Serpents have fascinated us for millenia, and have helped us to connect with worlds beyond imagination, and even to imagine the world before Creation itself. Long before Christ was born, humans recognized the power of serpents and honored them as wisdomkeepers—teachers of visionary awareness, oracles of transformation, guardians of abundance & fertility, and masters of the cycles of nature that surround and enfold us.
The serpent’s shedding of its skin teaches us the power of life, death, and rebirth, and the ancients believed that serpents were immortal, capable of infinitely rebirthing themselves in new forms by shedding their old ways. It is perhaps for this reason that the Serpent was chosen to represent infinite power of Nature itself.
The Ouroboros, the serpent who swallows its tail, is one of the oldest symbols of the cycles of nature known to human history.
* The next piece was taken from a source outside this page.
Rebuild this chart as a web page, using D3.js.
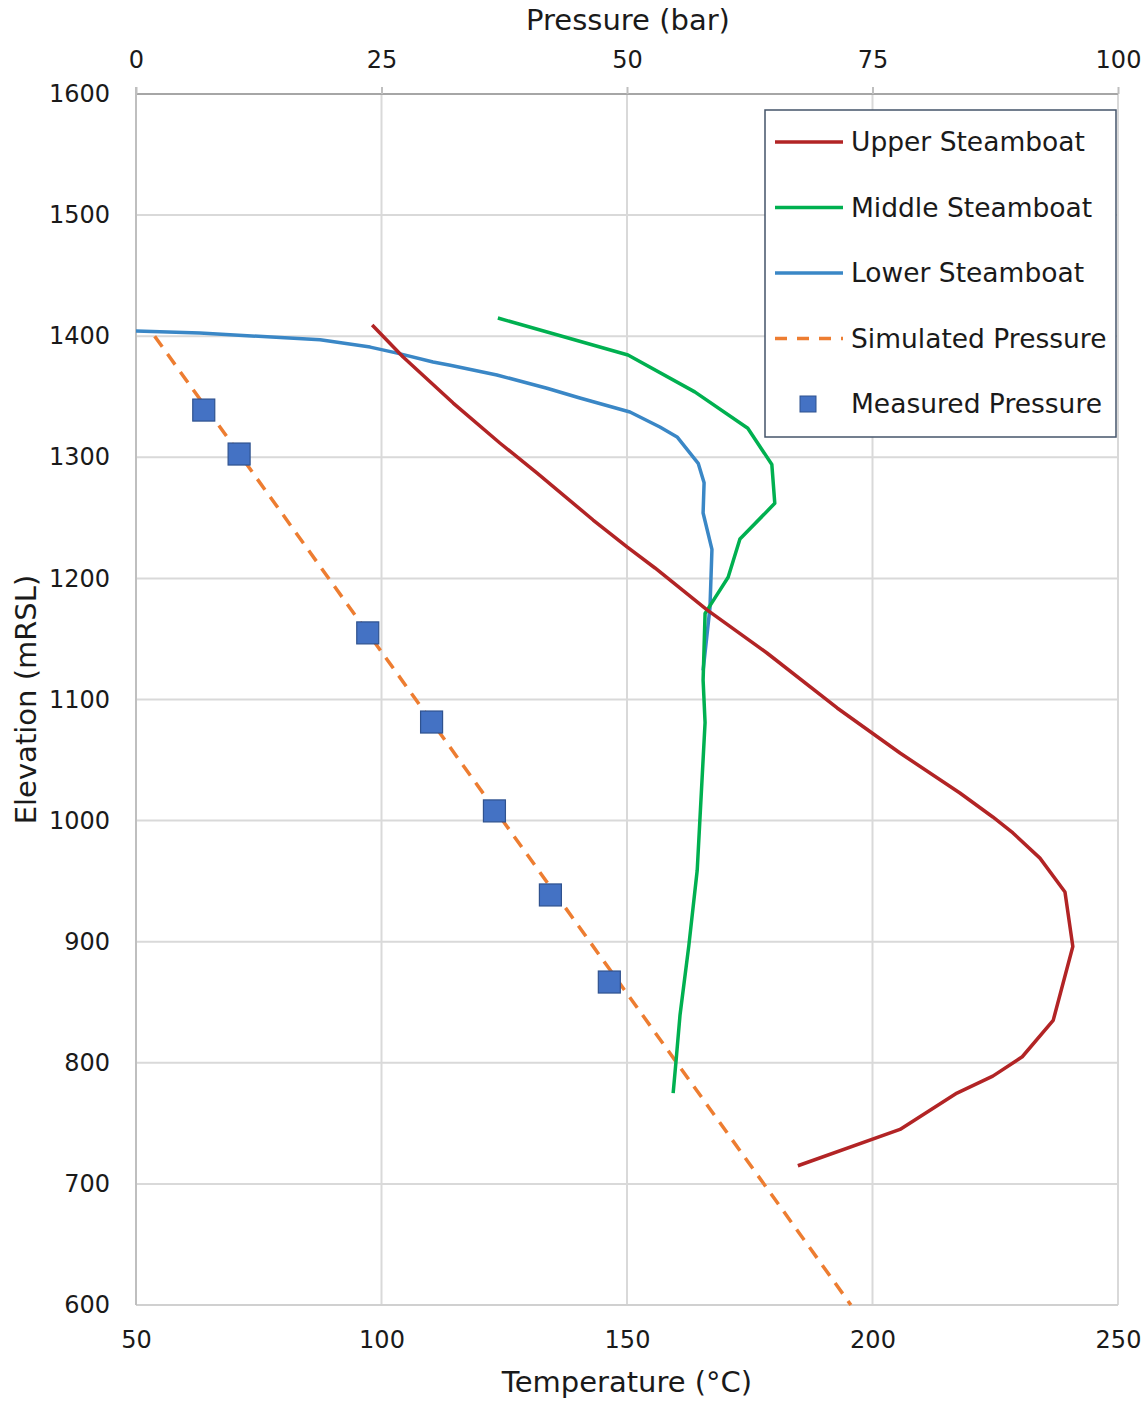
<!DOCTYPE html>
<html>
<head>
<meta charset="utf-8">
<script src="https://cdn.jsdelivr.net/npm/d3@7"></script>
<style>
  html, body { margin: 0; padding: 0; background: #fff; }
  svg text { font-family: "DejaVu Sans", sans-serif; fill: #1a1a1a; }
</style>
</head>
<body>
<svg id="chart" width="1148" height="1402"></svg>
<script>
// Temperature profiles: [temperature °C, elevation mRSL]
const upperSteamboat = [
  [98.1, 1409.3], [104.4, 1382.8], [114.6, 1344.8], [124.1, 1311.8], [131.7, 1287],
  [143.1, 1248.2], [150.0, 1226], [155.7, 1208.6], [166.3, 1174], [178.5, 1138.4],
  [192.8, 1093], [205.6, 1055.8], [217.8, 1022.8], [224.5, 1003], [228.6, 989.8],
  [234.1, 969], [239.2, 941], [240.8, 896], [236.8, 835], [230.5, 805],
  [224.5, 789], [217.2, 775], [205.6, 745], [184.8, 715]
];
const middleSteamboat = [
  [123.7, 1415], [150.2, 1384.5], [163.8, 1354], [174.6, 1324], [179.5, 1294],
  [180.1, 1262], [173.0, 1232.5], [170.6, 1201], [167.3, 1180], [165.9, 1171],
  [165.5, 1116], [165.9, 1081], [164.3, 959], [162.6, 897], [160.8, 839.5],
  [160.0, 802], [159.4, 775]
];
const lowerSteamboat = [
  [50.0, 1404.3], [63.0, 1402.6], [87.5, 1397], [97.7, 1391], [103.2, 1386],
  [110.5, 1378.7], [114.0, 1376], [123.5, 1368], [133.7, 1357], [140.4, 1349],
  [150.6, 1337.4], [156.7, 1325], [160.2, 1316.8], [164.5, 1295], [165.7, 1279],
  [165.5, 1254], [167.3, 1224], [166.9, 1176], [165.5, 1124]
];
// Pressure: [pressure bar, elevation mRSL]
const simulatedPressure = [[1.9, 1400], [72.8, 600]];
const measuredPressure = [
  [6.9, 1339], [10.5, 1302.7], [23.6, 1155], [30.1, 1081.4],
  [36.5, 1008], [42.2, 938.6], [48.2, 866.7]
];

const tempTicks = [50, 100, 150, 200, 250];
const pressureTicks = [0, 25, 50, 75, 100];
const elevTicks = [600, 700, 800, 900, 1000, 1100, 1200, 1300, 1400, 1500, 1600];

const seriesNames = ["Upper Steamboat", "Middle Steamboat", "Lower Steamboat", "Simulated Pressure", "Measured Pressure"];
const colors = {
  upper: "#b22425", middle: "#00b050", lower: "#3a87c6",
  sim: "#ed7d31", meas: "#4472c4", measStroke: "#2f528f"
};

const svg = d3.select("#chart");
const plotLeft = 136, plotRight = 1118, plotTop = 94, plotBottom = 1305;

const xT = d3.scaleLinear().domain([50, 250]).range([plotLeft, plotRight]);
const xP = d3.scaleLinear().domain([0, 100]).range([plotLeft, plotRight]);
const y = d3.scaleLinear().domain([600, 1600]).range([plotBottom, plotTop]);

// Gridlines
const grid = svg.append("g");
grid.selectAll("line.h").data(elevTicks.filter(d => d !== 1600)).join("line")
  .attr("x1", plotLeft).attr("x2", plotRight)
  .attr("y1", d => y(d)).attr("y2", d => y(d))
  .attr("stroke", "#d9d9d9").attr("stroke-width", 2);
grid.selectAll("line.v").data(tempTicks.filter(d => d !== 50)).join("line")
  .attr("x1", d => xT(d)).attr("x2", d => xT(d))
  .attr("y1", plotTop).attr("y2", plotBottom)
  .attr("stroke", "#d9d9d9").attr("stroke-width", 2);

// Axes
const axisB = d3.axisBottom(xT).tickValues(tempTicks).tickSize(0).tickPadding(26);
const axisT = d3.axisTop(xP).tickValues(pressureTicks).tickSize(7).tickPadding(19);
const axisL = d3.axisLeft(y).tickValues(elevTicks).tickSize(0).tickPadding(26).tickFormat(d3.format("d"));

const gB = svg.append("g").attr("transform", `translate(0,${plotBottom})`).call(axisB);
const gT = svg.append("g").attr("transform", `translate(0,${plotTop})`).call(axisT);
const gL = svg.append("g").attr("transform", `translate(${plotLeft},0)`).call(axisL);

[gB, gT, gL].forEach(g => {
  g.selectAll("text").attr("font-size", 24).attr("fill", "#1a1a1a")
    .style("font-family", "'DejaVu Sans', sans-serif");
  g.select(".domain").attr("stroke", "#bfbfbf").attr("stroke-width", 2);
  g.selectAll(".tick line").attr("stroke", "#bfbfbf").attr("stroke-width", 2);
});
gT.select(".domain").attr("stroke", "#a6a6a6").attr("d", `M${plotLeft},0H${plotRight}`);
gL.select(".domain").attr("d", `M0,${plotBottom}V${plotTop - 7}`);
gB.select(".domain").attr("stroke", "#d0d0d0").attr("d", `M${plotLeft},0H${plotRight}`);

// Axis titles
svg.append("text").attr("x", 628).attr("y", 30).attr("text-anchor", "middle")
  .attr("font-size", 29).text("Pressure (bar)");
svg.append("text").attr("x", 627).attr("y", 1392).attr("text-anchor", "middle")
  .attr("font-size", 29).text("Temperature (°C)");
svg.append("text").attr("transform", `translate(36,${y(1100)}) rotate(-90)`)
  .attr("text-anchor", "middle").attr("font-size", 29).text("Elevation (mRSL)");

// Series
const lineT = d3.line().x(d => xT(d[0])).y(d => y(d[1]));
const lineP = d3.line().x(d => xP(d[0])).y(d => y(d[1]));
const plot = svg.append("g");

plot.append("path").datum(simulatedPressure).attr("d", lineP)
  .attr("fill", "none").attr("stroke", colors.sim).attr("stroke-width", 3.5)
  .attr("stroke-dasharray", "13,9");
plot.append("path").datum(lowerSteamboat).attr("d", lineT)
  .attr("fill", "none").attr("stroke", colors.lower).attr("stroke-width", 3.5)
  .attr("stroke-linejoin", "round");
plot.append("path").datum(middleSteamboat).attr("d", lineT)
  .attr("fill", "none").attr("stroke", colors.middle).attr("stroke-width", 3.5)
  .attr("stroke-linejoin", "round");
plot.append("path").datum(upperSteamboat).attr("d", lineT)
  .attr("fill", "none").attr("stroke", colors.upper).attr("stroke-width", 3.5)
  .attr("stroke-linejoin", "round");

const sq = 22;
plot.selectAll("rect.meas").data(measuredPressure).join("rect")
  .attr("x", d => xP(d[0]) - sq / 2).attr("y", d => y(d[1]) - sq / 2)
  .attr("width", sq).attr("height", sq)
  .attr("fill", colors.meas).attr("stroke", colors.measStroke).attr("stroke-width", 1.2);

// Legend
const lg = svg.append("g");
lg.append("rect").attr("x", 765).attr("y", 110).attr("width", 351).attr("height", 327)
  .attr("fill", "#fff").attr("stroke", "#44546a").attr("stroke-width", 1.5);
const legendItems = [
  { name: seriesNames[0], type: "line", color: colors.upper },
  { name: seriesNames[1], type: "line", color: colors.middle },
  { name: seriesNames[2], type: "line", color: colors.lower },
  { name: seriesNames[3], type: "dash", color: colors.sim },
  { name: seriesNames[4], type: "square", color: colors.meas }
];
legendItems.forEach((it, i) => {
  const cy = 142 + i * 65.5;
  if (it.type === "square") {
    lg.append("rect").attr("x", 800).attr("y", cy - 8).attr("width", 16).attr("height", 16)
      .attr("fill", it.color).attr("stroke", colors.measStroke).attr("stroke-width", 1);
  } else {
    lg.append("line").attr("x1", 775).attr("x2", 843).attr("y1", cy).attr("y2", cy)
      .attr("stroke", it.color).attr("stroke-width", 3.5)
      .attr("stroke-dasharray", it.type === "dash" ? "12,10" : null);
  }
  lg.append("text").attr("x", 851).attr("y", cy).attr("dy", "0.35em")
    .attr("font-size", 26.5).text(it.name);
});
</script>
</body>
</html>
This Serpent has spoken to us of wholeness and the infinite cycle of nature’s endless creation since ancient Egypt—more than 15,000 years ago!
The first known appearance of the ouroboros motif dates from the 14th century BC is depicted on the second gilded shrine of Tutankhamun in the Enigmatic Book of the Netherworld.
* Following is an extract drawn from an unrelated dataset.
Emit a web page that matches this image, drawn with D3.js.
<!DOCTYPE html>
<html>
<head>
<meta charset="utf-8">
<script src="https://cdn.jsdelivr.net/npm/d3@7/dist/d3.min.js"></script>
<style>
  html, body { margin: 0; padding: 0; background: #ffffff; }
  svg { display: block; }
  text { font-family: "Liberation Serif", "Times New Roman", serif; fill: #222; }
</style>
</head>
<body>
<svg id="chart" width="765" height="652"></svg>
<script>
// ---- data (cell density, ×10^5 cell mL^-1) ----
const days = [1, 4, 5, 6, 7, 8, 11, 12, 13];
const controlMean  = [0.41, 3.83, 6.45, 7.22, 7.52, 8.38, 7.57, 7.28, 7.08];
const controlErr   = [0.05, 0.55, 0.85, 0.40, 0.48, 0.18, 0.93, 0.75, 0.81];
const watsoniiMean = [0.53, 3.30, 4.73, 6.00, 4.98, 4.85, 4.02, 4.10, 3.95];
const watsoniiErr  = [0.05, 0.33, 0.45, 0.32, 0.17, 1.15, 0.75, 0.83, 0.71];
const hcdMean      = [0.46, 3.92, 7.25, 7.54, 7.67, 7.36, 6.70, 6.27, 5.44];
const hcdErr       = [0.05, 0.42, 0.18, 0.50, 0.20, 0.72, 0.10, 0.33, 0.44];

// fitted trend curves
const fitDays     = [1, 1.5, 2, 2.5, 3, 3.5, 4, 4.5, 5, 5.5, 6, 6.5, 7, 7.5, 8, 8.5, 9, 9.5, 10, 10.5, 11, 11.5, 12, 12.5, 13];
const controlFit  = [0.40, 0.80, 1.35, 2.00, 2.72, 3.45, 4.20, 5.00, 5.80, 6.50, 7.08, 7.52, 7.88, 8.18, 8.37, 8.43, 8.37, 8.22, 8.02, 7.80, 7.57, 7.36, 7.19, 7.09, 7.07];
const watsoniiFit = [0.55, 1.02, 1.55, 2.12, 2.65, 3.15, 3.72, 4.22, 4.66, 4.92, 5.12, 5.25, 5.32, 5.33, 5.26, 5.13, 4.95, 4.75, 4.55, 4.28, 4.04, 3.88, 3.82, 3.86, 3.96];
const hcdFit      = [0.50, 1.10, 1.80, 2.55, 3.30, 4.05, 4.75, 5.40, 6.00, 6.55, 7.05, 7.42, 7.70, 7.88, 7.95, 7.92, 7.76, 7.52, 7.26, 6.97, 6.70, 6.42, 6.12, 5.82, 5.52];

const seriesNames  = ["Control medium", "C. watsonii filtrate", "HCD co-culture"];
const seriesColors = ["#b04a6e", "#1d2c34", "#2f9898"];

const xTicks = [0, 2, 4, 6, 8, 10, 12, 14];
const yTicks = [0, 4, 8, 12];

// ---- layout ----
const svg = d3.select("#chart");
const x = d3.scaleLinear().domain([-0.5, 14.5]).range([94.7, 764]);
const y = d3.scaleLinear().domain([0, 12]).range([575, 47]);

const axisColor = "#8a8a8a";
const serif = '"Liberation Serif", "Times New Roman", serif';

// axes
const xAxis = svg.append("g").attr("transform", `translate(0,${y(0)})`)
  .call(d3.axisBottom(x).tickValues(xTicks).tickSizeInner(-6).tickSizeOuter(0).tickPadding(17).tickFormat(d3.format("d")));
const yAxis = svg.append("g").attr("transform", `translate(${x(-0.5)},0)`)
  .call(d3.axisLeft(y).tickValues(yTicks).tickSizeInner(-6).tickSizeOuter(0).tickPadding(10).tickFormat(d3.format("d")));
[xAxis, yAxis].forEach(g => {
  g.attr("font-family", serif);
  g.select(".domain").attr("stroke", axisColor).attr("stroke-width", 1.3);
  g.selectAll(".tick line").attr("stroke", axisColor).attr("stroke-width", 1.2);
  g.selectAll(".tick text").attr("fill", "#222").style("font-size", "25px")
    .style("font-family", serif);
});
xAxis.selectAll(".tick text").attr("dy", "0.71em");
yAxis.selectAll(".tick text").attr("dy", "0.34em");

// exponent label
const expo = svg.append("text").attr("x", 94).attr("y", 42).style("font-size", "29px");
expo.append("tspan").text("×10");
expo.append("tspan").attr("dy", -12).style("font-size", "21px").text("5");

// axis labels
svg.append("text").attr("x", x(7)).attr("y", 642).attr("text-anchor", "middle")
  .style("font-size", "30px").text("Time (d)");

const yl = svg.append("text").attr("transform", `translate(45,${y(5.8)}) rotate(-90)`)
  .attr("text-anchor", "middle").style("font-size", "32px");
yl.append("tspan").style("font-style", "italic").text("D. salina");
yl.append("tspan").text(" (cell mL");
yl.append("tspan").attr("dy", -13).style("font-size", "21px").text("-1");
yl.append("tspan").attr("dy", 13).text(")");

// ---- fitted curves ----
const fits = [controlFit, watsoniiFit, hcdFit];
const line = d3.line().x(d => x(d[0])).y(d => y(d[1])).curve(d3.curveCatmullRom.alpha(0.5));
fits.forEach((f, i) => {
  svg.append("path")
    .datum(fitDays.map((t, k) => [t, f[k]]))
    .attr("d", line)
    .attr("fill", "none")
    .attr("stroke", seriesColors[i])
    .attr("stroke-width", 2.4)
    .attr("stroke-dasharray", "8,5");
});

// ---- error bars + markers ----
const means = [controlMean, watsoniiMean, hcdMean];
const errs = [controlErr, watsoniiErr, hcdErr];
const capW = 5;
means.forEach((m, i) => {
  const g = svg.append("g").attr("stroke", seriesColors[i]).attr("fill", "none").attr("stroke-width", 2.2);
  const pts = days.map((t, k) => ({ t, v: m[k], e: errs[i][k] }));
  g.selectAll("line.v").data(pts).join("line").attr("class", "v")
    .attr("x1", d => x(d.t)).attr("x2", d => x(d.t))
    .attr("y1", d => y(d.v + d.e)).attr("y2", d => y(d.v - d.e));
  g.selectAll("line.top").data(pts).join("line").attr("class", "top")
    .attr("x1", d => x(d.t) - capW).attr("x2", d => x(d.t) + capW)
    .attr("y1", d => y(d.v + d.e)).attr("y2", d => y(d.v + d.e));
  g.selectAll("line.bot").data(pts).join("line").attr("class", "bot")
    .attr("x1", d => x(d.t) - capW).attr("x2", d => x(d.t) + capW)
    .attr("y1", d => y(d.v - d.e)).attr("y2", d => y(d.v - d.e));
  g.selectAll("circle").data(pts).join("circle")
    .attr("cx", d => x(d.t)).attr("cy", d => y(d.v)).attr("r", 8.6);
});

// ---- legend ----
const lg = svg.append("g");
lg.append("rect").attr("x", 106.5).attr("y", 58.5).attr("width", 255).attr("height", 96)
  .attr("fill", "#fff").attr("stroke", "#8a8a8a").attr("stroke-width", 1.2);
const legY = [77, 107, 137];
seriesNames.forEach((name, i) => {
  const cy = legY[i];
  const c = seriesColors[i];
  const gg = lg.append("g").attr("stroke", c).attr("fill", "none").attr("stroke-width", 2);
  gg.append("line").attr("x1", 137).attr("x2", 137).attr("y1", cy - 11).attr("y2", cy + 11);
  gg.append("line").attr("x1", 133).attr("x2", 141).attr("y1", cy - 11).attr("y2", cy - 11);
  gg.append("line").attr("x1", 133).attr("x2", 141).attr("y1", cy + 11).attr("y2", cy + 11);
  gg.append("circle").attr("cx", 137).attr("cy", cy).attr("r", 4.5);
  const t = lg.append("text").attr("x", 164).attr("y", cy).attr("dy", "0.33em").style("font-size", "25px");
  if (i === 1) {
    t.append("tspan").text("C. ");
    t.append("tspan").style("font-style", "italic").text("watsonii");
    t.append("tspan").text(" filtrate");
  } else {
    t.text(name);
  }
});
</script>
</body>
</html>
The cryptographic nature of Egyptian spellwork such as that depicting the first Ouroboros have led to many meanings for this sacred serpent symbol. It was adopted by Greek magicians and entered the alchemical work of European Gnostic and Hermetic teachings, becoming a symbol for introspection and the eternal cycles of life recreating itself and the infinite unity of all things.
But the Ouroboros transcends European history. This powerful symbol has arisen simultaneously between cultures around the world with similar meanings, and with no known history of contact. A common belief among indigenous people of the tropical lowlands of South America that waters at the edge of the world-disc are encircled by a snake, often an anaconda, biting its own tail. In Nordic cultures, Jörmungandr the World Serpent encircles the world, and when it releases its tail apocalypse will follow.
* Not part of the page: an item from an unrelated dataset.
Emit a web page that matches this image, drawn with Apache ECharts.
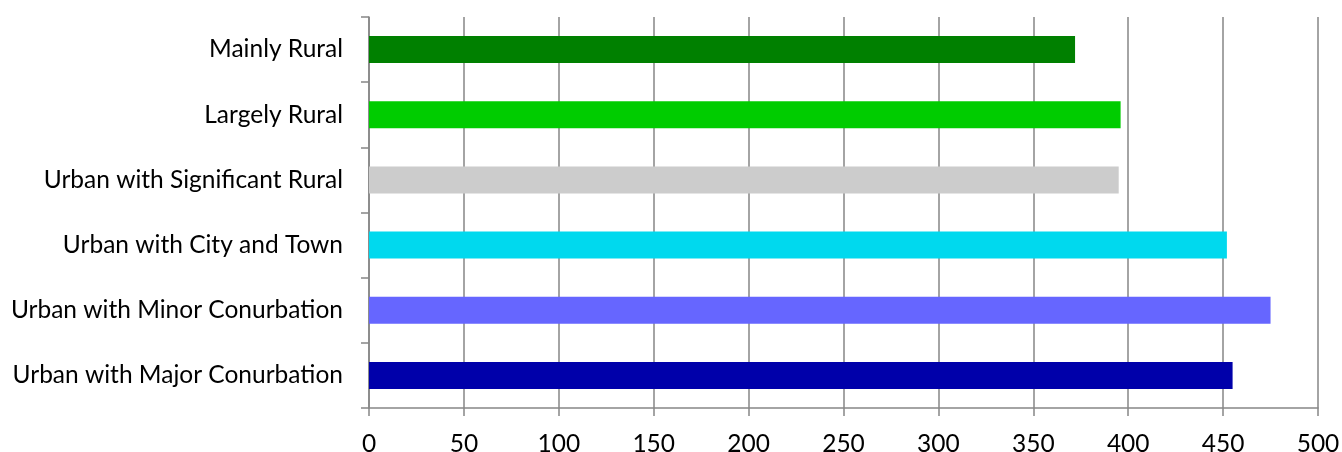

It is said of the Ouroboros in the early alchemical writings (400 BCE) that it represents “the all is One.” In this sense, all other meanings of the Ouroboros are contained—the balance of masculine and feminine energy, the liberation of unity, and the boundary between the world as we know it and what lies beyond. The Infinite Serpent, guardian of the cosmic order of all things, continues to inspire us and connect us to the wisdom of the Serpents, and to remind us of the sacred cycle of creation, destruction, and rebirth.